Prompt: Take the lines from the beginning of the material through the line containing "const canvasRef = useRef<HTMLCanvasElement" and retype them exactly, leaving the pictures out.
-- begin --
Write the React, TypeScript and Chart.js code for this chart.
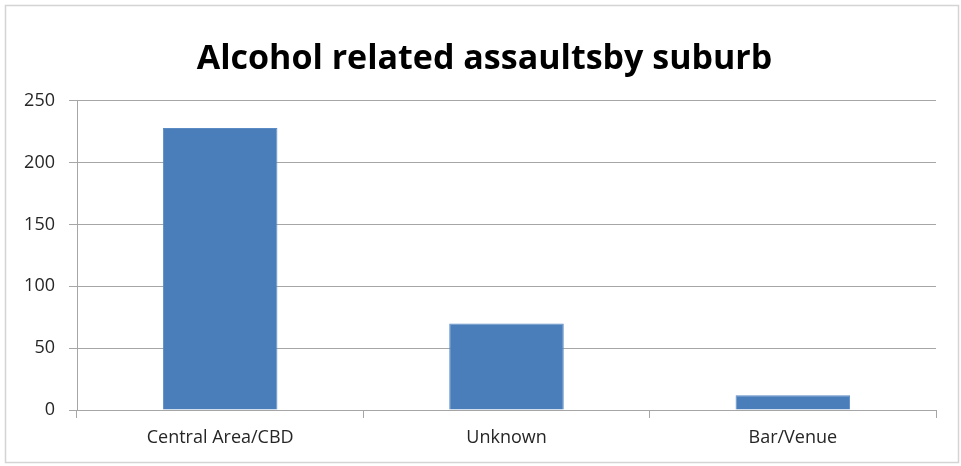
import React, { useEffect, useRef } from "react";
import { Chart, registerables } from "chart.js";

Chart.register(...registerables);

// Chart content
const chartTitle = "Alcohol related assaultsby suburb";
const suburbs = ["Central Area/CBD", "Unknown", "Bar/Venue"];
const assaults = [228, 70, 12];
const yMin = 0;
const yMax = 250;
const yStep = 50;

const FONT = "'Open Sans', Lato, sans-serif";
const GRID = "#a6a6a6";

// Light grey frame around the whole chart, on a white ground
const framePlugin = {
  id: "frame",
  beforeDraw(chart: Chart) {
    const { ctx, width, height } = chart;
    ctx.save();
    ctx.fillStyle = "#ffffff";
    ctx.fillRect(0, 0, width, height);
    ctx.strokeStyle = "#d4d4d4";
    ctx.lineWidth = 1.5;
    ctx.strokeRect(5.5, 5.5, width - 8, height - 9);
    ctx.restore();
  },
};

// Centre the title over the whole frame rather than over the padded layout box
const titleCentrePlugin = {
  id: "titleCentre",
  afterLayout(chart: Chart) {
    const block = (chart as any).titleBlock;
    if (!block) return;
    const shift = (chart.width - (block.left + block.right)) / 2 + 4;
    block.left += shift;
    block.right += shift;
  },
};

export default function App() {
  const canvasRef = useRef<HTMLCanvasElement | null>(null);

  useEffect(() => {
    document.body.style.margin = "0";
    const canvas = canvasRef.current;
    if (!canvas) return;
    const chart = new Chart(canvas, {
      type: "bar",
      data: {
        labels: suburbs,
        datasets: [
          {
            data: assaults,
            backgroundColor: "#4a7ebb",
            borderColor: "#5b8bc4",
            borderWidth: 1,
            barPercentage: 0.4,
            categoryPercentage: 1,
          },
        ],
      },
      plugins: [framePlugin, titleCentrePlugin],
      options: {
        animation: false,
        responsive: false,
        devicePixelRatio: 1,
        layout: { padding: { left: 0, right: 25, top: 0, bottom: 0 } },
        plugins: {
          legend: { display: false },
          tooltip: { enabled: false },
          title: {
            display: true,
            text: chartTitle,
            color: "#000000",
            font: { family: FONT, size: 34, weight: "bold", lineHeight: 1.2 },
            padding: { top: 39, bottom: 21 },
          },
        },
        scales: {
          x: {
            offset: true,
            grid: {
              offset: true,
              drawOnChartArea: false,
              drawTicks: true,
              tickLength: 8,
              color: GRID,
            },
            border: { color: GRID, width: 1 },
            ticks: {
              color: "#262626",
              padding: 9,
              font: { family: FONT, size: 18 },
            },
            afterFit(scale: any) {
              scale.height = 56;
            },
          },
          y: {
            min: yMin,
            max: yMax,
            grid: {
              color: GRID,
              tickLength: 8,
              drawTicks: true,
            },
            border: { color: GRID, width: 1 },
            ticks: {
              stepSize: yStep,
              color: "#262626",
              padding: 14,
              font: { family: FONT, size: 18 },
            },
            afterFit(scale: any) {
              scale.width = 77;
            },
          },
        },
      },
    });
    return () => chart.destroy();
  }, []);

  return (
    <div style={{ width: 961, height: 466 }}>
      <canvas ref={canvasRef} width={961} height={466} style={{ display: "block" }} />
    </div>
  );
}
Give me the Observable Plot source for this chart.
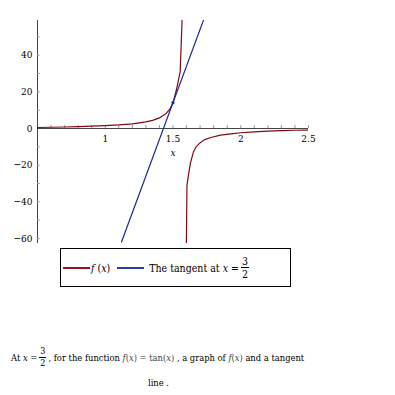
<!DOCTYPE html>
<html><head><meta charset="utf-8">
<script src="https://cdn.jsdelivr.net/npm/d3@7"></script>
<script src="https://cdn.jsdelivr.net/npm/@observablehq/plot@0.6"></script>
<style>
body{margin:0;background:#fff;}
#wrap{position:relative;width:395px;height:395px;font-family:"DejaVu Serif Condensed","DejaVu Serif",serif;font-stretch:condensed;color:#000;}
#chart{position:absolute;left:0;top:0;}
.frac{display:inline-flex;flex-direction:column;align-items:center;vertical-align:middle;line-height:1;margin:0 2px;}
.frac span:first-child{border-bottom:1px solid #000;padding:0 1px 1px 1px;}
.frac span:last-child{padding-top:1px;}
#legend{position:absolute;left:60px;top:248px;width:231px;height:39px;border:1px solid #000;font-size:10.5px;display:flex;align-items:center;padding-left:2px;box-sizing:border-box;white-space:nowrap;}
.seg{display:inline-block;width:27px;height:2px;margin-right:1px;vertical-align:middle;}
#caption{position:absolute;left:11px;top:347px;font-size:9.3px;white-space:nowrap;}
.m{color:#444;}
</style></head>
<body><div id="wrap"><div id="chart"></div>
<div id="legend">
  <span class="seg" style="background:#a01020"></span><span><i>f</i> (<i>x</i>)</span>
  <span class="seg" style="background:#2a3cb0;margin-left:7px;margin-right:5px"></span><span>The tangent at <i>x</i> =</span>
  <span class="frac"><span>3</span><span>2</span></span>
</div>
<div id="caption">
  <div style="display:flex;align-items:center;">
    <span>At <i>x</i> =</span><span class="frac" style="font-size:9px;"><span>3</span><span>2</span></span>
    <span>, for the function <span class="m"><i>f</i>(<i>x</i>) = tan(<i>x</i>)</span> , a graph of <span class="m"><i>f</i>(<i>x</i>)</span> and a tangent</span>
  </div>
  <div style="position:absolute;left:137px;top:30px;">line .</div>
</div>
</div>
<script>
// f(x) = tan(x), left branch (as plotted)
const upperX = [0.5, 0.6, 0.7, 0.8, 0.9, 1.0, 1.1, 1.2, 1.3, 1.35, 1.4, 1.45, 1.48, 1.5, 1.525, 1.553, 1.5725];
const upperY = [0.55, 0.68, 0.84, 1.03, 1.26, 1.56, 1.96, 2.57, 3.6, 4.46, 5.8, 8.24, 10.98, 14.1, 21, 31, 70];
// right branch
const lowerX = [1.597, 1.603, 1.615, 1.628, 1.65, 1.67, 1.694, 1.73, 1.78, 1.85, 1.928, 2.0, 2.1, 2.2, 2.3, 2.4, 2.5];
const lowerY = [-75, -31, -25, -19, -13, -10, -8.2, -6.2, -4.9, -3.6, -2.9, -2.3, -1.8, -1.4, -1.2, -0.95, -0.85];
// tangent line at x = 3/2
const tangentX = [1.12, 1.74];
const tangentY = [-61.9, 62.1];
const tangentPoint = [{x: 1.5, y: 14.1}];
// ticks
const xTickValues = [1, 1.5, 2, 2.5];
const xTickLabels = ["1", "1.5", "2", "2.5"];
const xMinor = [0.6,0.7,0.8,0.9,1.0,1.1,1.2,1.3,1.4,1.5,1.6,1.7,1.8,1.9,2.0,2.1,2.2,2.3,2.4,2.5];
const yTickValues = [40, 20, 0, -20, -40, -60];
const yTickLabels = ["40", "20", "0", "\u221220", "\u221240", "\u221260"];
const yMinor = [50, 40, 30, 20, 10, -10, -20, -30, -40, -50, -60];

const upper = upperX.map((x, i) => ({x, y: upperY[i]}));
const lower = lowerX.map((x, i) => ({x, y: lowerY[i]}));
const tangent = tangentX.map((x, i) => ({x, y: tangentY[i]}));
const red = "#800a14", blue = "#1c2a96", axis = "#444";
const font = "DejaVu Serif Condensed, DejaVu Serif, serif";

const chart = Plot.plot({
  width: 395, height: 245,
  marginLeft: 37, marginRight: 87, marginTop: 20, marginBottom: 2,
  x: {domain: [0.5, 2.5], axis: null},
  y: {domain: [-62.7, 58.9], axis: null},
  style: {background: "white"},
  marks: [
    Plot.ruleY([0], {stroke: axis, strokeWidth: 1}),
    Plot.ruleX([0.5], {stroke: axis, strokeWidth: 1}),
    Plot.ruleX(xMinor, {x: d => d, y1: 0, y2: 1.6, stroke: "#999", strokeWidth: 1}),
    Plot.ruleY(yMinor, {y: d => d, x1: 0.5, x2: 0.52, stroke: "#999", strokeWidth: 1}),
    Plot.text(xTickValues, {x: d => d, y: 0, dy: 10, text: (d, i) => xTickLabels[i], fontSize: 10, fill: "#000", fontFamily: font}),
    Plot.text(yTickValues, {x: 0.5, y: d => d, dx: -5, textAnchor: "end", text: (d, i) => yTickLabels[i], fontSize: 10, fill: "#000", fontFamily: font}),
    Plot.text([1.5], {x: d => d, y: 0, dy: 24, text: ["x"], fontStyle: "italic", fontSize: 10, fill: "#000", fontFamily: font}),
    Plot.line(upper, {x: "x", y: "y", stroke: red, strokeWidth: 1.2, clip: true}),
    Plot.line(lower, {x: "x", y: "y", stroke: red, strokeWidth: 1.2, clip: true}),
    Plot.line(tangent, {x: "x", y: "y", stroke: blue, strokeWidth: 1.2, clip: true}),
    Plot.dot(tangentPoint, {x: "x", y: "y", r: 1.6, fill: blue, stroke: null})
  ]
});
document.getElementById("chart").appendChild(chart);
</script>
</body></html>
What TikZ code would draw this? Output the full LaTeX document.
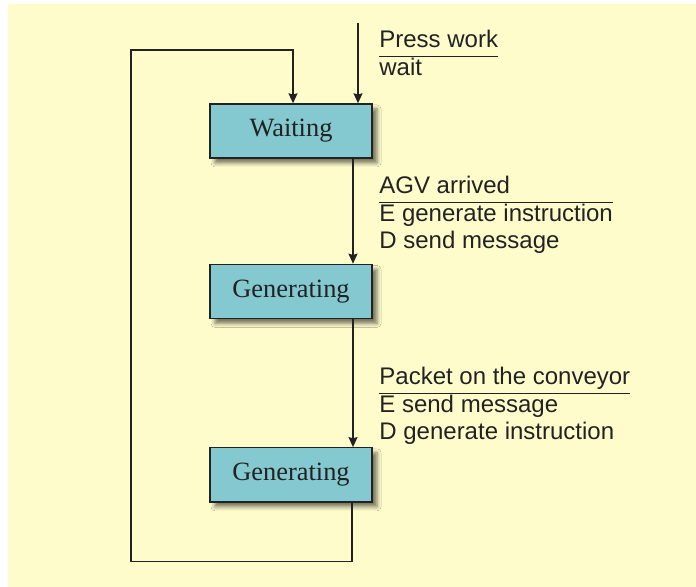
\documentclass[tikz,border=0pt]{standalone}
\usepackage{xcolor}
\usepackage{tikz}
\usepackage{fontspec}
\setmainfont{Liberation Serif}
\setsansfont{Liberation Sans}
\usetikzlibrary{arrows.meta, positioning, calc, shadows, shadows.blur}
\definecolor{bgyellow}{RGB}{255,252,204}
\definecolor{boxteal}{RGB}{132,200,208}
\definecolor{ink}{RGB}{34,34,34}
\tikzstyle{state} = [rectangle, draw=ink, fill=boxteal, line width=0.7pt, minimum width=81pt, minimum height=27pt, font=\fontsize{13.2}{15}\selectfont, text=ink, blur shadow={shadow xshift=2.5pt, shadow yshift=-2.5pt, shadow blur radius=2pt, shadow opacity=55}]
\tikzstyle{cond} = [inner sep=0pt, anchor=base west, font=\sffamily\fontsize{12}{13.5}\selectfont, text=ink]
\tikzstyle{arrow} = [draw=ink, line width=0.7pt, -{Stealth[length=5pt, width=4.5pt, inset=0.6pt]}]

\begin{document}
\begin{tikzpicture}[x=0.5pt, y=-0.5pt]
    \useasboundingbox (0,0) rectangle (696,587);
    \fill [white] (0,0) rectangle (696,587);
    \fill [bgyellow] (8,4) rectangle (696,587);

    \node (waiting) [state] at (291,131) {Waiting};
    \node (gen1) [state, below=52.5pt of waiting] {Generating};
    \node (gen2) [state, below=64pt of gen1] {Generating};
    \coordinate (start) at (358,23);

    \node (c1) [cond] at (379,48) {\begin{tabular}[t]{@{}l@{}}Press work\\\hline wait\end{tabular}};
    \node (c2) [cond] at (379,194) {\begin{tabular}[t]{@{}l@{}}AGV arrived\\\hline E generate instruction\\D send message\end{tabular}};
    \node (c3) [cond] at (379,385) {\begin{tabular}[t]{@{}l@{}}Packet on the conveyor\\\hline E send message\\D generate instruction\end{tabular}};

    \draw [arrow] (start) -- (start |- waiting.north);
    \draw [arrow] ([xshift=31pt]waiting.south) -- ([xshift=31pt]gen1.north);
    \draw [arrow] ([xshift=31pt]gen1.south) -- ([xshift=31pt]gen2.north);
    \draw [arrow] ([xshift=30.5pt]gen2.south) -- ++(0,59) -| (131,50) -| ([xshift=1pt]waiting.north);
\end{tikzpicture}
\end{document}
-- end --
Final result:
Write the React, TypeScript and Chart.js code for this chart.
import React, { useEffect, useRef } from "react";
import { Chart, registerables } from "chart.js";

Chart.register(...registerables);

// Chart content
const chartTitle = "Alcohol related assaultsby suburb";
const suburbs = ["Central Area/CBD", "Unknown", "Bar/Venue"];
const assaults = [228, 70, 12];
const yMin = 0;
const yMax = 250;
const yStep = 50;

const FONT = "'Open Sans', Lato, sans-serif";
const GRID = "#a6a6a6";

// Light grey frame around the whole chart, on a white ground
const framePlugin = {
  id: "frame",
  beforeDraw(chart: Chart) {
    const { ctx, width, height } = chart;
    ctx.save();
    ctx.fillStyle = "#ffffff";
    ctx.fillRect(0, 0, width, height);
    ctx.strokeStyle = "#d4d4d4";
    ctx.lineWidth = 1.5;
    ctx.strokeRect(5.5, 5.5, width - 8, height - 9);
    ctx.restore();
  },
};

// Centre the title over the whole frame rather than over the padded layout box
const titleCentrePlugin = {
  id: "titleCentre",
  afterLayout(chart: Chart) {
    const block = (chart as any).titleBlock;
    if (!block) return;
    const shift = (chart.width - (block.left + block.right)) / 2 + 4;
    block.left += shift;
    block.right += shift;
  },
};

export default function App() {
  const canvasRef = useRef<HTMLCanvasElement | null>(null);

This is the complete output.